Substance and Entity

Entity is a concept, and, like substance, is a tool by which we grasp reality. Reality in itself is what it is whether we conceive of things as entities, or substances, or existents.

Consider the Chinese language. Unmodified nouns in Chinese are always substances, never entities. In English we have what are called count nouns (entities) such as 'dog' and 'tree' and we have mass nouns such as 'gold' and 'grass' and 'rice.' Count nouns speak of individuals, and can be counted. Mass nouns speak of substances, and cannot. One can own 'a dog' or cut down 'three trees' but one does not own 'a gold' or cut down 'three grasses.' Mass nouns must be quantified with a quantifying word which serves as a unit.
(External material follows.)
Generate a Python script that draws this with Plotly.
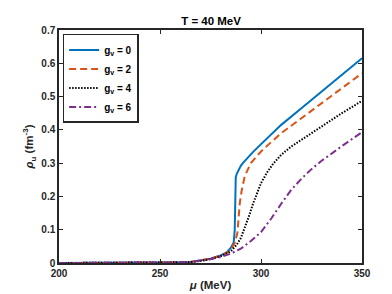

One can own a piece of gold or cut a blade of grass. In Chinese, except for quantifiers, all nouns are inherently mass nouns.

From Wikipedia:

Chinese nouns require counters (also termed measure words or classifiers) in order to be counted. That is, when specifying the amount of a countable noun, the counter has to agree with the noun. Hence one must say "兩頭牛/两头牛 two head of cattle", not two cows, with "頭/头 head" being the unit of measurement, or measure word. This phenomenon is common in East Asian languages. (In English, some words, as in the cited example of "cattle", are often paired with a noun used much like the Chinese measure word. Bottle in "two bottles of wine" or piece in "three pieces of paper" are examples; one does not typically say, "two wines" or "three papers", unless talking about types of wine or academic research respectively.)

Substances and entities are different ways of speaking of things that exist physically no matter how we do or do not think of them. One can say look at that body (entity) or look at that flesh (substance). A person can be a "waste of flesh." Now, of course, humans are, by their nature, individuated. It might be hard to say whether a plant with three trunks is a sparse bush or three merged trees. But a living human is an individual, even if the living individual has a parasitic conjoined "twin."

Rand speaks of units as the way by which we measure substance as if it were entity. Chinese, and many other languages do this with all existents by speaking of one body of man and one grain of rice.

Psychoepistemologically, entities are prior, since the first given is the body, which is an entity. We experience existence as a body within a world of bodies. Everything of which we are aware is a body, or exists in relation to a body. It is the bodily, and not material or substance which is given.

In nature, the term which we use depends on scale. Prospectors find nuggets of gold which are big enough to be treated as entities, and they find gold dust, which, due to matters of scale, is treated as if it is a substance. But substances are always definite. The always have some definite extension, some definite amount, even if that amount is so fine grained that we find it difficult to measure. In the end, we find some whole number of atoms of gold, we do not find three and 3/4 of an atom of gold.

Everything that exists is some definite thing. To that extent, we can say that all existents are entities – or are substances comprised of entities. There is a finite number of molecules of gas in a gust of wind. To speak of the molecules as individuals is perverse so far as every day usage is concerned. At our scale, treating air as a mass noun makes sense. But the perspective of language can change according to the needs of mental economy. Whatever our needs, the underlying reality is what it is regardless.